Dieng dikenal karena lanskap hijau yang membentang luas. Wilayah pemukiman di ketinggian 1.600–2.100 mdpl ini dikelilingi gunung dan bukit dengan hutan yang lebat. Dahulu.

Sekarang, beberapa bukit kecil di sekitar Dieng sudah berubah menjadi ladang pertanian dan penginapan yang menjual “pemandangan terindah di Dieng”.

Ini bukan tentang persaingan bisnis, tetapi menjual pemandangan Dieng rasanya jadi gimik wisata yang perlu ditinggalkan, karena keadaan alam di Dieng saat ini tidak lagi semenarik dahulu. Bahkan di badan Gunung Prau saja sudah tampak beberapa titik perkebunan warga. Gunung yang menjadi salah satu dari seven summit Jawa Tengah ini memiliki sisi barat yang terbilang ‘gundul’.

Beberapa satwa liar, seperti macan, babi hutan, lutung, beberapa jenis burung sudah sangat sedikit di pusat area wisata Dieng. Habitat asli mereka sudah diubah jadi ladang pertanian dan pendukung wisata.

Mungkin ini terkesan berlebihan, tetapi setiap tahun ada lahan baru yang dibuka di Dieng. Bisa jadi untuk ladang pertanian, area penginapan, bahkan pembukaan jalan baru kendaraan. Tidak heran, hampir setiap hari di Dieng akan ditemukan kendaraan angkutan berat yang membawa material.

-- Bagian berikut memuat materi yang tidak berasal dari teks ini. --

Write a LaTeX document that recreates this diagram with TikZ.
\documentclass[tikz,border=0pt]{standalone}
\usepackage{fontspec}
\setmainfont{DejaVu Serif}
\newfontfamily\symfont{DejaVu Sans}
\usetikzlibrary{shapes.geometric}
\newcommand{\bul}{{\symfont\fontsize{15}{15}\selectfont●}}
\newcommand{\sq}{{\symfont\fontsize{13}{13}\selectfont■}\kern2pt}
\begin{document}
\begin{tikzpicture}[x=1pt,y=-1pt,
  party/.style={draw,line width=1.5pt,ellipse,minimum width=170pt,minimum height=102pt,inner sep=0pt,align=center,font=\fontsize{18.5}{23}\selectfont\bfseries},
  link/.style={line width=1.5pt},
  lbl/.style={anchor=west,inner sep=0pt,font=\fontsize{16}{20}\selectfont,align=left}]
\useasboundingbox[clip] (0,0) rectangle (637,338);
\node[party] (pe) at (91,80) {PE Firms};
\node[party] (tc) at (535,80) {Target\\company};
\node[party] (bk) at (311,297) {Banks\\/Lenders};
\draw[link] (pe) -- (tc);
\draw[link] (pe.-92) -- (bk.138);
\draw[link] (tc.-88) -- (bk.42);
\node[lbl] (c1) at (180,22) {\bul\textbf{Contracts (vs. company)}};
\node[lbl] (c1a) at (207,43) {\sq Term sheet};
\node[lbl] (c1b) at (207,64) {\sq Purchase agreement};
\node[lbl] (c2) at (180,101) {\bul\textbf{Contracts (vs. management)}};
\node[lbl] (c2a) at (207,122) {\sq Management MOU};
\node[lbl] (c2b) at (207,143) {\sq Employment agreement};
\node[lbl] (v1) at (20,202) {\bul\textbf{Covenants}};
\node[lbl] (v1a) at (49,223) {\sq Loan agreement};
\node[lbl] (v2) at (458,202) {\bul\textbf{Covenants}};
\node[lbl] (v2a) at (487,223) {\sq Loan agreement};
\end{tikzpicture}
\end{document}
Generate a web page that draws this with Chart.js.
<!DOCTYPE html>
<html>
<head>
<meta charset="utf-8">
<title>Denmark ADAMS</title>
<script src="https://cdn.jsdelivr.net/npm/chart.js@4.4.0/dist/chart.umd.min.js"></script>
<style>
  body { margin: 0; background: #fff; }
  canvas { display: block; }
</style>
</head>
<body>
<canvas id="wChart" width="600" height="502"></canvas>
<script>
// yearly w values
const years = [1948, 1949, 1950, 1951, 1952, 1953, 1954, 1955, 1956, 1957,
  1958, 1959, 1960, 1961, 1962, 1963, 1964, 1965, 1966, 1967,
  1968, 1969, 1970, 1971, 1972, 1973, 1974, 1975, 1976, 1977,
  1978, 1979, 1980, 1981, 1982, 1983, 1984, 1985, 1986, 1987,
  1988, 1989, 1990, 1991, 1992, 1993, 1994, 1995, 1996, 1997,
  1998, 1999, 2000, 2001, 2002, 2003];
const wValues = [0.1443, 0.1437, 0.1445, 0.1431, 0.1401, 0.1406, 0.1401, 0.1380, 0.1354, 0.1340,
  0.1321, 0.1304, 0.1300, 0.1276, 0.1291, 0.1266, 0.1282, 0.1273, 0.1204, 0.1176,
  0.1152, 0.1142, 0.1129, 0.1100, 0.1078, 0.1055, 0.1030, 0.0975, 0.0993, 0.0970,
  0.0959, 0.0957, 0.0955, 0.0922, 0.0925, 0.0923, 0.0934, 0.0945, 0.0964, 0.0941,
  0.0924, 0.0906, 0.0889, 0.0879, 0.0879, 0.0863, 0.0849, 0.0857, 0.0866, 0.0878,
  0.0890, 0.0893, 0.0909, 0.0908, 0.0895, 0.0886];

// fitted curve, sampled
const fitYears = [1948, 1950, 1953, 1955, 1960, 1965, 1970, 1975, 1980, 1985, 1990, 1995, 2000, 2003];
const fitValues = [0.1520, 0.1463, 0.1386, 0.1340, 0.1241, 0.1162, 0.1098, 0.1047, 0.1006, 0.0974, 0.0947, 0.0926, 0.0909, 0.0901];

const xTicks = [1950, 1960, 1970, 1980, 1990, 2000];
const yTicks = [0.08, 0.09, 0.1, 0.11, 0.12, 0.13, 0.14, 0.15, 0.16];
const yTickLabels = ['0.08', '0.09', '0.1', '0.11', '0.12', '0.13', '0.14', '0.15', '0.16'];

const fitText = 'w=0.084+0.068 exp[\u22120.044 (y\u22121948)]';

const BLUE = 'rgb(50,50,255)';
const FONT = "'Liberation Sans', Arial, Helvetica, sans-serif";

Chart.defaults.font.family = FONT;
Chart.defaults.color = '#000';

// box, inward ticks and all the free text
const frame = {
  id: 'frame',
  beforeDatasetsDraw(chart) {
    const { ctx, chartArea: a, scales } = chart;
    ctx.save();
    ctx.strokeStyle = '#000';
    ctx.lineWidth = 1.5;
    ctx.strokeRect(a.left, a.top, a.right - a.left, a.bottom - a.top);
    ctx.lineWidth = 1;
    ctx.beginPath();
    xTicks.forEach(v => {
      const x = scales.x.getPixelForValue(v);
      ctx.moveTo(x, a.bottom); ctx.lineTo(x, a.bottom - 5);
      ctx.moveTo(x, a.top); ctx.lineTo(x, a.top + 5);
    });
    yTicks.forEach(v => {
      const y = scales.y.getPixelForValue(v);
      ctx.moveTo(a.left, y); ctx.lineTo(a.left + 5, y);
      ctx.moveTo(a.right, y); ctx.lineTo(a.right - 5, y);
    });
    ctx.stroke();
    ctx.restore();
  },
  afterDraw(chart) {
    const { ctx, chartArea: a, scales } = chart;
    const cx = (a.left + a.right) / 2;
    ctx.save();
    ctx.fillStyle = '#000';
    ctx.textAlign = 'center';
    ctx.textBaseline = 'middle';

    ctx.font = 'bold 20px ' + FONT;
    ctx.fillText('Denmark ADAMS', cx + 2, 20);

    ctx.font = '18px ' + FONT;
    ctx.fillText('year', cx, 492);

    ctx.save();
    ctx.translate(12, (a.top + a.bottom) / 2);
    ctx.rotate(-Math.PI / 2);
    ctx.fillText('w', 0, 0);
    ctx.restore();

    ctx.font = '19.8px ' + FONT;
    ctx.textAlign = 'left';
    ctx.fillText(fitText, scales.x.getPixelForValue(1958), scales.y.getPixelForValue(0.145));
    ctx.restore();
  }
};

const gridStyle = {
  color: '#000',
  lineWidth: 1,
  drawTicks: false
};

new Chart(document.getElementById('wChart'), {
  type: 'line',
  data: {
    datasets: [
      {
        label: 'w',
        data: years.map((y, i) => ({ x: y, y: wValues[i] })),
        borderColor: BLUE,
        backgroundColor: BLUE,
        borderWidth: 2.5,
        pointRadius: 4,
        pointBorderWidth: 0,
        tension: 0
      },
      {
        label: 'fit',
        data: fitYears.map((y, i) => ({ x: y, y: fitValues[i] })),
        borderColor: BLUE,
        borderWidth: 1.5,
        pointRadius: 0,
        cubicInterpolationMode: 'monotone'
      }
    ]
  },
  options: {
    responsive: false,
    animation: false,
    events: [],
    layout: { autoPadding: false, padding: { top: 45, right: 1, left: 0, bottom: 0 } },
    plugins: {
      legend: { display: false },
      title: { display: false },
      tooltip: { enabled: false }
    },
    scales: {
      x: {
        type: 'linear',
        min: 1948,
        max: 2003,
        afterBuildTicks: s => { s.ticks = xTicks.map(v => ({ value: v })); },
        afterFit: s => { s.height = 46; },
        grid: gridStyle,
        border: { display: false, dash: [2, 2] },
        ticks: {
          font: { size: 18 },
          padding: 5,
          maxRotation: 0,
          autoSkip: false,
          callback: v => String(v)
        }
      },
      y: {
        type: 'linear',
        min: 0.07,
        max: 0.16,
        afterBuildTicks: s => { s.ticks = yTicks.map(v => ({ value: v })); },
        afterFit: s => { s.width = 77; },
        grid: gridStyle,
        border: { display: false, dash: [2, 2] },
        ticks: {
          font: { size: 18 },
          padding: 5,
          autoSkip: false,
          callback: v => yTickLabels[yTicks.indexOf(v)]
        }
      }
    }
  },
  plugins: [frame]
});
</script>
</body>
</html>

Tahun 2022 lalu sempat terjadi perseteruan di salah satu desa di Dieng karena perebutan sumber air bersih. Perseteruan yang sedikit lucu, karena hutan di sekitar mata air sengaja dibuka untuk lahan pertanian oleh warga. Bukannya dijaga batasnya agar tidak kekurangan air bersih.

Jika salah satu dari kalian mendaki gunung di Dieng, kalian akan menikmati pemandangan lahan pertanian warga dan penginapan dekat batas vegetasi, hampir mendekati puncak gunung yang dituju. Inikah yang membuat wisatawan tertarik? Yakin?

  1. Minimnya tempat sampah di titik-titik vital

Di mana kami dapat mencontoh area wisata yang memiliki tempat sampah di berbagai titik vital?

Karena mungkin inilah yang dapat mengatasi sampah berserakan di jalanan. Jika ada pun, tempat sampah yang sudah tersedia di area wisata, sayangnya tidak berfungsi semestinya karena rusak.

Apakah tempat sampah yang kami butuhkan atau edukasi tentang cara membuang sampah yang benar? Rasanya ini jadi hal yang samar perbedaannya. Hingga saat ini, sampah yang dibuang sembarangan masih dapat dengan mudah ditemui. Meskipun di sekitar area tersebut sudah ada tempat sampah.

Tidak perlu muluk-muluk dengan edukasi pemilahan sampah, jika buang sampah di tempatnya pun masih jadi hal berat untuk dilakukan.

  1. Tiket terusan bertumpuk, wisatawan pun kapok

Apa yang membuat kalian tidak mau berkunjung ke Dieng? Tiket terusan yang bertumpuk. Tepat sekali.

Dilansir dari situs web Dinas Pariwisata Kabupaten Wonosobo, data pengunjung ke Dieng berkurang tiap tahunnya sekitar 2–5%. Rata-rata lama tinggal wisatawan di Dieng hanya satu hari. Ini adalah angka yang cukup kecil untuk wilayah wisata. Bisa dibayangkan bagaimana setiap penginapan di Dieng saling bersaing di pasar yang sangat kecil.

Sebagian besar tamu kami mengeluhkan tiket masuk wisata terusan yang harus dibayarkan sebanyak dua kali. Buat apa uangnya?

Tahukah mereka bahwa sistem inilah yang membuat wisatawan kapok datang ke Dieng? Bahkan taksedikit masyarakatnya sendiri merasa ini adalah pungli berbalut kedinasan. Apa program ini dibuat dengan kesengajaan? Entahlah. 

Masalah ini begitu pelik dan saling berkaitan satu dengan lainnya. Di satu sisi, kami penyedia jasa pariwisata masih terus menjual pemandangan Dieng yang sejatinya tidak lagi asri.

Kami tidak tahu siapa yang patut bertanggung jawab atas segala kerusakan ini, atau siapa yang patut disalahkan karena perkembangan yang seperti ini. Ini bukan timbal balik yang kami harapkan dari kegiatan menyediakan jasa pariwisata.

Tidak dipungkiri, sudah ratusan pelatihan wisata yang diadakan pemerintah kami ikuti. Namun, rasanya arogansi wisata takkunjung surut sedangkan hidup kami di wilayah wisata ini makin pelik.

Semoga makin bertambah tahun, ada perbaikan yang dapat kami rasakan.